#### DATA SUPPLIED
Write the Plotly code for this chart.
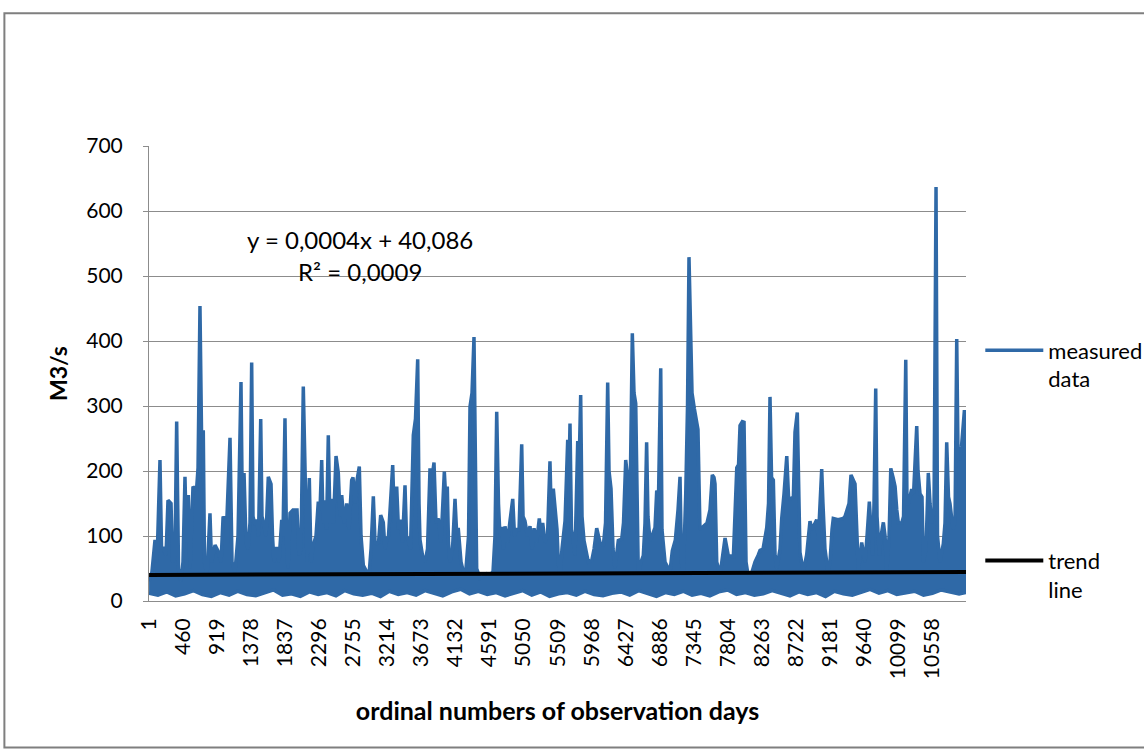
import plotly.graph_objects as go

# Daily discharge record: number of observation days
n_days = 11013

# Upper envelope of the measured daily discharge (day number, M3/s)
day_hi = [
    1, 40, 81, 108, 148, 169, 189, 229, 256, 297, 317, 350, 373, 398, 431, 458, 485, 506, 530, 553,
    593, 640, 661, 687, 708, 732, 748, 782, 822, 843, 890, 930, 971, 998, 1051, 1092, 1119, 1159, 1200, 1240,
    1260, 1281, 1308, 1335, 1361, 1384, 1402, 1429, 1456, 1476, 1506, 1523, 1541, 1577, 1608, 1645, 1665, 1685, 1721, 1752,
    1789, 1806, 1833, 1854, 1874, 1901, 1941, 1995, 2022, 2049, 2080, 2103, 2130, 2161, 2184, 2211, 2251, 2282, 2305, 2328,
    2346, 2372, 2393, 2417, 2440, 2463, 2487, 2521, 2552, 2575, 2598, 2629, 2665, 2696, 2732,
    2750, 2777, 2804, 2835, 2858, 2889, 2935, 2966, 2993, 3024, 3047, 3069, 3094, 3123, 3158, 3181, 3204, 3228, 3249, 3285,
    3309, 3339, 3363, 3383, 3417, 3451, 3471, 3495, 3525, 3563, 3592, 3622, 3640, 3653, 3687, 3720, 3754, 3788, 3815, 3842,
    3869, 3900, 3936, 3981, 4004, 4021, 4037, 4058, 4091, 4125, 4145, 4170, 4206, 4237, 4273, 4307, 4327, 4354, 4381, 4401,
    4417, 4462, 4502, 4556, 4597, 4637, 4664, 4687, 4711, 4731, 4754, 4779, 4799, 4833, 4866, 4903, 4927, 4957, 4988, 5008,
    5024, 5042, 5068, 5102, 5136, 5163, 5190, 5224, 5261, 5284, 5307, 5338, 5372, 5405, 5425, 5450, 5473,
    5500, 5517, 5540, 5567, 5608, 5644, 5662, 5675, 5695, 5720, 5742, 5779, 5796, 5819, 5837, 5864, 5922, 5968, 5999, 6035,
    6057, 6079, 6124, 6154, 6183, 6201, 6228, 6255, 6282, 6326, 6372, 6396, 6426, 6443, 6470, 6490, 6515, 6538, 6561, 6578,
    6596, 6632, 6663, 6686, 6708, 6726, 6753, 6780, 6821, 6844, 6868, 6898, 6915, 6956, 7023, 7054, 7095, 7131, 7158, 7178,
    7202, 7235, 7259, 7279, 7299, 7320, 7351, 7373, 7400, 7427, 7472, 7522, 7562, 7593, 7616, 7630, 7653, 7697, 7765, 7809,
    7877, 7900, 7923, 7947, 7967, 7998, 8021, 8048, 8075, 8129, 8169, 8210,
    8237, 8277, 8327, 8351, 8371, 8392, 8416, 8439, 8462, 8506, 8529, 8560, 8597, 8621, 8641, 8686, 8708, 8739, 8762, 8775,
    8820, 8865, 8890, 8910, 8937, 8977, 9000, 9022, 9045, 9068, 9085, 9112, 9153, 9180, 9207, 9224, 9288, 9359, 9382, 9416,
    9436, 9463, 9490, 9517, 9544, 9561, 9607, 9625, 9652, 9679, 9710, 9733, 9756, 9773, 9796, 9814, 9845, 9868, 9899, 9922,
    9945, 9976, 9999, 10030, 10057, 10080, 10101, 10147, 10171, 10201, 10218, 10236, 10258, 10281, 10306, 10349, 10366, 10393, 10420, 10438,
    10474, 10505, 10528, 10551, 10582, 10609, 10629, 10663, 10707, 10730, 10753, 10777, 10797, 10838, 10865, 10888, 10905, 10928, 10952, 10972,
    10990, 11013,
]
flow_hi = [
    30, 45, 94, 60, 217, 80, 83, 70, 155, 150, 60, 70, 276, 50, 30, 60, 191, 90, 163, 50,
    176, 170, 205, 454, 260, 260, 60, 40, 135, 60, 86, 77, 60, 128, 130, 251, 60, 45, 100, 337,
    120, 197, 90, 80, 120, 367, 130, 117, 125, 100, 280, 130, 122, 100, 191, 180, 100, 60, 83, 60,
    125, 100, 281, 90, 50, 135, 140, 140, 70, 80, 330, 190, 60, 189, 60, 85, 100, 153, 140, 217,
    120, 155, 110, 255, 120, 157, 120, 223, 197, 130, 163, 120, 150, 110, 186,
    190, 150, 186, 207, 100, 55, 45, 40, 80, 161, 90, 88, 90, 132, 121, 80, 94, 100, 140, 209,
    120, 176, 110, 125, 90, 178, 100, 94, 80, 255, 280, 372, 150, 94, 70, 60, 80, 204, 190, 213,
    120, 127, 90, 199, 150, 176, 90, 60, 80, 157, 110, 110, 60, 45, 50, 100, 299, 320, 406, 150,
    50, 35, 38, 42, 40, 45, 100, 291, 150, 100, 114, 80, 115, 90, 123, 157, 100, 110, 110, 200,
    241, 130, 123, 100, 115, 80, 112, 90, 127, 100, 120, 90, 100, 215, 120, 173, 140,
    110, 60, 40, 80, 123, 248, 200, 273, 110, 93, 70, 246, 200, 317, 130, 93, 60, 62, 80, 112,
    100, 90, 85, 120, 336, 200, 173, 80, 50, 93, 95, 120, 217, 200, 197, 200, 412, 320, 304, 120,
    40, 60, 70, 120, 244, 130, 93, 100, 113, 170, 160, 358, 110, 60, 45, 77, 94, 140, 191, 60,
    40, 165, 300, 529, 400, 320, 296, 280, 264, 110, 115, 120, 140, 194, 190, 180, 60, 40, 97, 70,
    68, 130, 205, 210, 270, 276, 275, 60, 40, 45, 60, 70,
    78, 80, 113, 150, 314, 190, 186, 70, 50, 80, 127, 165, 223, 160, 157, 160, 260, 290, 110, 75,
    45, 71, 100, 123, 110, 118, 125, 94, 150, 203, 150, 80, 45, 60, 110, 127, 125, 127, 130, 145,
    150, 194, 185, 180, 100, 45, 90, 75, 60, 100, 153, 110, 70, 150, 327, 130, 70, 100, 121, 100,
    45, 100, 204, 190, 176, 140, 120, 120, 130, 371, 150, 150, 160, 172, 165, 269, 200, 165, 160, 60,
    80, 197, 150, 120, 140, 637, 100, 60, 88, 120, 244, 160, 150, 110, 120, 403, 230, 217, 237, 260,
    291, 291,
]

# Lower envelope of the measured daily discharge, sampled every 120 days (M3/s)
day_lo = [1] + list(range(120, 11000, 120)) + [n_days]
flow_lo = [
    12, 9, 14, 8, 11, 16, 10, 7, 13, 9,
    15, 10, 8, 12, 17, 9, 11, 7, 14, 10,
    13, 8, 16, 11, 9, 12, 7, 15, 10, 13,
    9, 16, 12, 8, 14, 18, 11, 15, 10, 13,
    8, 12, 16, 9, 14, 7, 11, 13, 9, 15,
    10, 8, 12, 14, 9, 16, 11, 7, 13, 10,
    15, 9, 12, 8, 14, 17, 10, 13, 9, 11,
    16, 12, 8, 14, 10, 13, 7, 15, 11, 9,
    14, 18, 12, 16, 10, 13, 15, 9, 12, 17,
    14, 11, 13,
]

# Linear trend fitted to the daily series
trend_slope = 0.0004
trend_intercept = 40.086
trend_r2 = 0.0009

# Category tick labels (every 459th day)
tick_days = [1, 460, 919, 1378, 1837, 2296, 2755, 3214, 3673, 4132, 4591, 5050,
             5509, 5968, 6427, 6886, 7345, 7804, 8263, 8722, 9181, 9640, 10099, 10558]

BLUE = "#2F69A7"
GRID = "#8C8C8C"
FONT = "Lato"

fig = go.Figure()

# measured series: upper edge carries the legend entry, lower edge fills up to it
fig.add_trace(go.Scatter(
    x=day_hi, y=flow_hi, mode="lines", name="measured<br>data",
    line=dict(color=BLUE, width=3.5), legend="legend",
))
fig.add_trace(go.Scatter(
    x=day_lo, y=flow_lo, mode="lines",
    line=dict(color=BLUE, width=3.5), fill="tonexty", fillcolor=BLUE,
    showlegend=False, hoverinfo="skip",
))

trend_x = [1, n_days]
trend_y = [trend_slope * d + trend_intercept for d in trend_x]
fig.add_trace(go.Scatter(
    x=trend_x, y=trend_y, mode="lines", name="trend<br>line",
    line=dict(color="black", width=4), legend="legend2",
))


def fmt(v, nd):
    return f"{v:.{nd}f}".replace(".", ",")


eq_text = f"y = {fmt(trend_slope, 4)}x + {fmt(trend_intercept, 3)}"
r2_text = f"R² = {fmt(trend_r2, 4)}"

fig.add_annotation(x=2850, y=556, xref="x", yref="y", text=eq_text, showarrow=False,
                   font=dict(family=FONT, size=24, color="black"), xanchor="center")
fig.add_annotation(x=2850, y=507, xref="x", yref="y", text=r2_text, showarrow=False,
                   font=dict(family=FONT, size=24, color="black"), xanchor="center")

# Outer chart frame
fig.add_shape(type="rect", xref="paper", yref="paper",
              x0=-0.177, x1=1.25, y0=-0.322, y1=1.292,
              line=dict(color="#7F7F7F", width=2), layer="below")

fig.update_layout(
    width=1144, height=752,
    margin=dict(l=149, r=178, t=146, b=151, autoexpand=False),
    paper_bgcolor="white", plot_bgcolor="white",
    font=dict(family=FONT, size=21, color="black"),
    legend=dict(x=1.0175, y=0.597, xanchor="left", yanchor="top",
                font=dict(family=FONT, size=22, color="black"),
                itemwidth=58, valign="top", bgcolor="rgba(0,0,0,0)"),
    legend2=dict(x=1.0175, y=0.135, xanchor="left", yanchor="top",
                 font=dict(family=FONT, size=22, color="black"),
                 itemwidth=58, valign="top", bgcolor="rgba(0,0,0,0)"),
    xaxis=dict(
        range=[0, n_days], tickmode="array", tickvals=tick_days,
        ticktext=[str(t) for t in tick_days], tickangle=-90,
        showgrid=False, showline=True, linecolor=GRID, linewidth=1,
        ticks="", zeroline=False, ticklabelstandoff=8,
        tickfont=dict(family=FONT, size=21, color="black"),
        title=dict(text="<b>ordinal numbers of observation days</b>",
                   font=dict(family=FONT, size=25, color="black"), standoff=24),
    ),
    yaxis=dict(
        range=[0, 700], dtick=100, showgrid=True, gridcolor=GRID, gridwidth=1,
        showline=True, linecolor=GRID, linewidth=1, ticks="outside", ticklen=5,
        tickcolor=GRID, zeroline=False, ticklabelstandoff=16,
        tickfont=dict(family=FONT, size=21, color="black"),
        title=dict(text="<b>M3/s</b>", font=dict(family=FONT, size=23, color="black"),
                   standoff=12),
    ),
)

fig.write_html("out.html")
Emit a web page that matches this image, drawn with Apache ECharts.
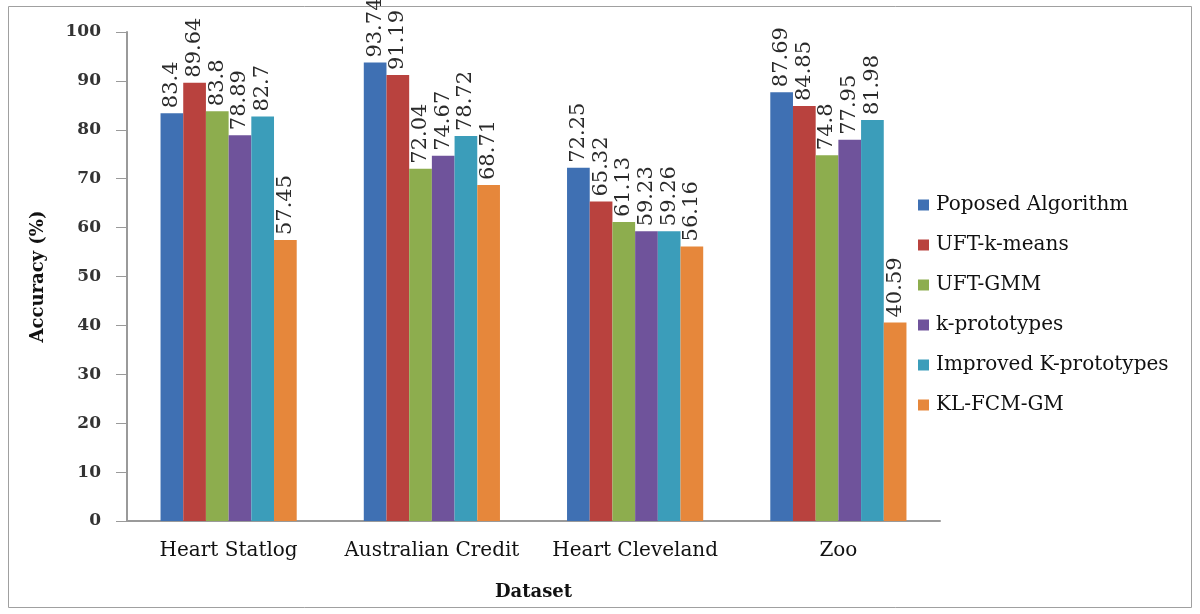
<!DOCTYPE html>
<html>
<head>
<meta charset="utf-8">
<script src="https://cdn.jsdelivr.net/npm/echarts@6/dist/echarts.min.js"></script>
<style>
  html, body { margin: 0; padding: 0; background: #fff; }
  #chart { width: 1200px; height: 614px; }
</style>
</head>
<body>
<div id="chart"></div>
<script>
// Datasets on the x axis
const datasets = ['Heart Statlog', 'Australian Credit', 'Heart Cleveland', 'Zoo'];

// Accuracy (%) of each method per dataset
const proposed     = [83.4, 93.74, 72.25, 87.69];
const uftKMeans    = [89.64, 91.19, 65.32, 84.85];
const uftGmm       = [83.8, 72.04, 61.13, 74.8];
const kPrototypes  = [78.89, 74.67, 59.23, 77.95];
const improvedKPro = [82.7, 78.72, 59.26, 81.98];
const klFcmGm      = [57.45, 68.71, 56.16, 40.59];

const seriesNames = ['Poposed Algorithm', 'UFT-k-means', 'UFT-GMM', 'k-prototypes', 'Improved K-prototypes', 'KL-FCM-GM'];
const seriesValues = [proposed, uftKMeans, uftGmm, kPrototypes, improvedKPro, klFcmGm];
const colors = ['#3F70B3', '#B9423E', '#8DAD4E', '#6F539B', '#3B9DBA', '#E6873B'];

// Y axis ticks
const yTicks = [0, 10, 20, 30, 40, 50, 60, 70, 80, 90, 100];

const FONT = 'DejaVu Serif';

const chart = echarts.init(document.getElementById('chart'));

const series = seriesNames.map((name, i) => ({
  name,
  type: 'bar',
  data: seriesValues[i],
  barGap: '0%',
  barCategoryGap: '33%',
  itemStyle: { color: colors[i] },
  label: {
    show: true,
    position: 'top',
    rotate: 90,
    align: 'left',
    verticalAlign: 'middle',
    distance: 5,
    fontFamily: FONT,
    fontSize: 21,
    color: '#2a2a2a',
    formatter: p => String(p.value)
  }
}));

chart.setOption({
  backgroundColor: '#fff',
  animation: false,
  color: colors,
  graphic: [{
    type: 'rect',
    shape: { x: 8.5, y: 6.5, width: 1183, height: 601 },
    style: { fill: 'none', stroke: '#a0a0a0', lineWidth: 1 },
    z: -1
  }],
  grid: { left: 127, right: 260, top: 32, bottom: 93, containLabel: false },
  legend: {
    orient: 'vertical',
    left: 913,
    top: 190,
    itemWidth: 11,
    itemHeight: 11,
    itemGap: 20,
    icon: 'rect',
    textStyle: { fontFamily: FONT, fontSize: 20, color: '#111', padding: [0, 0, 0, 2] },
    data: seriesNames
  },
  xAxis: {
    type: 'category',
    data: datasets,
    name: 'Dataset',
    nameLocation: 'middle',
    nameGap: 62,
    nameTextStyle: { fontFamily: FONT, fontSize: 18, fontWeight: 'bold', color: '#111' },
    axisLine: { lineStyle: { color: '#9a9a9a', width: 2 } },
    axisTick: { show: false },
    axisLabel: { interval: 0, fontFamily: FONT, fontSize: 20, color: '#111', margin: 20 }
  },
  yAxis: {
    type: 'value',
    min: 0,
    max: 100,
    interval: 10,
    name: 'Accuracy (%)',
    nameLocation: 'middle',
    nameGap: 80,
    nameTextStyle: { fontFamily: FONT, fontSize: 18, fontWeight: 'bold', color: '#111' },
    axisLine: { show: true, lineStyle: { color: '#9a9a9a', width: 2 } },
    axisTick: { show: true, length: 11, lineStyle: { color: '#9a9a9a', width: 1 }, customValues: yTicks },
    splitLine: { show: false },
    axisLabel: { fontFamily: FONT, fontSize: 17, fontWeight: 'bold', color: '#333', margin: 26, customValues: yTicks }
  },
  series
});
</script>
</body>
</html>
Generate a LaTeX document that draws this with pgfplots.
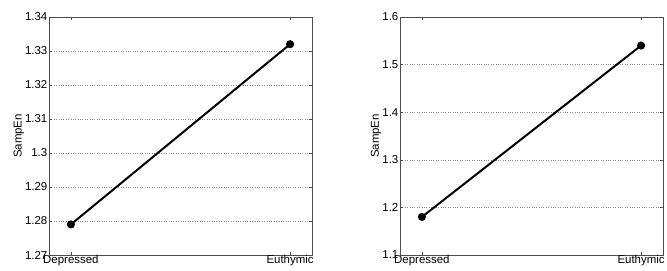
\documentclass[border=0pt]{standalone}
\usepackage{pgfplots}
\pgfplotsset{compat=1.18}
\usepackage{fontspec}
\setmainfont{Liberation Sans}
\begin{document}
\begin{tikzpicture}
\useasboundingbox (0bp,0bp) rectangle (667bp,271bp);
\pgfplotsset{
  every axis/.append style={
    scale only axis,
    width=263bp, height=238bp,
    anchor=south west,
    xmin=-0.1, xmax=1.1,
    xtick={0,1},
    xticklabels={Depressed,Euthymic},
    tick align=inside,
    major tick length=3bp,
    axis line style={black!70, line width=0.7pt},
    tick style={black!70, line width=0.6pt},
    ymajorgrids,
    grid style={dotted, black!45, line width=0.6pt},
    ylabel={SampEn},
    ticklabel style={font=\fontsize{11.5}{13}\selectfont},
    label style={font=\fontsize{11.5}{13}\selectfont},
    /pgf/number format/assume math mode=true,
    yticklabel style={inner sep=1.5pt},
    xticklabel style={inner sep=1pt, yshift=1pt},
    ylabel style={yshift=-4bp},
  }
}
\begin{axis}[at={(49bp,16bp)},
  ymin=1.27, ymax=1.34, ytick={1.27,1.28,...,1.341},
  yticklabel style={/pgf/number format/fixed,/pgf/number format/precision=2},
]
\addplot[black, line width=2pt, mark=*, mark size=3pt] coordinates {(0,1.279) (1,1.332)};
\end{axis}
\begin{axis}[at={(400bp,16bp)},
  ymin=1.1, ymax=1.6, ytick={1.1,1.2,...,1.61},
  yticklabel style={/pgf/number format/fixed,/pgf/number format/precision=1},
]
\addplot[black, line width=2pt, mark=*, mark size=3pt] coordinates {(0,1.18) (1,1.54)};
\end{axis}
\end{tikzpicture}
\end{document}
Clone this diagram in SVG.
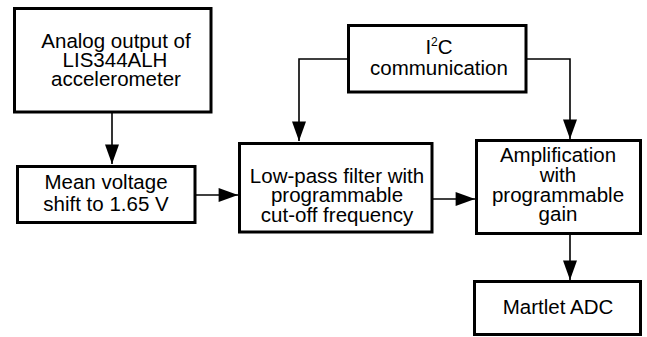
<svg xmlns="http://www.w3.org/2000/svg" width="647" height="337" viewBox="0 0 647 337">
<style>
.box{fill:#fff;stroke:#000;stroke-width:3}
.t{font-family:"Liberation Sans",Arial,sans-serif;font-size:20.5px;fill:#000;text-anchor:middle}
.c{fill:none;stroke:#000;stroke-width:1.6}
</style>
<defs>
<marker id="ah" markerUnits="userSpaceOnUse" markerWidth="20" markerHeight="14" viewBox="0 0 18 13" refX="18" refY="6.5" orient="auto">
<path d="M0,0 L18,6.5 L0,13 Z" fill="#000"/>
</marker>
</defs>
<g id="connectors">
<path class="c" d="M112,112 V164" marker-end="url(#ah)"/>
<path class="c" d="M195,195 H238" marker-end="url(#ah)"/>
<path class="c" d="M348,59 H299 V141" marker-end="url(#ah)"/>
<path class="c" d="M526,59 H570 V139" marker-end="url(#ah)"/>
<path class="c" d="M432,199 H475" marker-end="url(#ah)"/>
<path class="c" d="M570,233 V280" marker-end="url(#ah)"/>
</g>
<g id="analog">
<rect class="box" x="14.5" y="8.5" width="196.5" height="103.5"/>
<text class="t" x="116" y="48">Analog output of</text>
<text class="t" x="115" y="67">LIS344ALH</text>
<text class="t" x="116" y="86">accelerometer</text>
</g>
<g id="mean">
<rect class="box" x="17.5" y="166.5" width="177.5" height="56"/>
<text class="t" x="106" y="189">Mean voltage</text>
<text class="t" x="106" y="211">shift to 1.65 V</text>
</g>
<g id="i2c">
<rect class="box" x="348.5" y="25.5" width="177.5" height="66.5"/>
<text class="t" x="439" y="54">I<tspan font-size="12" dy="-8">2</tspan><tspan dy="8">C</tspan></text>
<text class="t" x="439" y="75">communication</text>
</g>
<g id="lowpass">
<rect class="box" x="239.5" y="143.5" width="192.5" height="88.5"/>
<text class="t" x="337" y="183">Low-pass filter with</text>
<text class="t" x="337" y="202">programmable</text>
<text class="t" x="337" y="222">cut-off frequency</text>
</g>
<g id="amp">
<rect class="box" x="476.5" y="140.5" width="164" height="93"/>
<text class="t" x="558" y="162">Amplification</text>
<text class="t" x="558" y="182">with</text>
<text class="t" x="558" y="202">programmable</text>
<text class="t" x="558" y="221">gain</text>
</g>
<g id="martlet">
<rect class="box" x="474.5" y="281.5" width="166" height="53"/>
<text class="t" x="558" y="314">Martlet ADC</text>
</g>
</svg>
########
TASK DIRECTIONS ::
From the listing above, copy out each line where the word "with" appears.

EXERCISE SOLUTION ::
Emit a web page that matches this image, drawn with Apache ECharts.
Generate a LaTeX document that draws this with pgfplots.
<text class="t" x="337" y="183">Low-pass filter with</text>
<text class="t" x="558" y="182">with</text>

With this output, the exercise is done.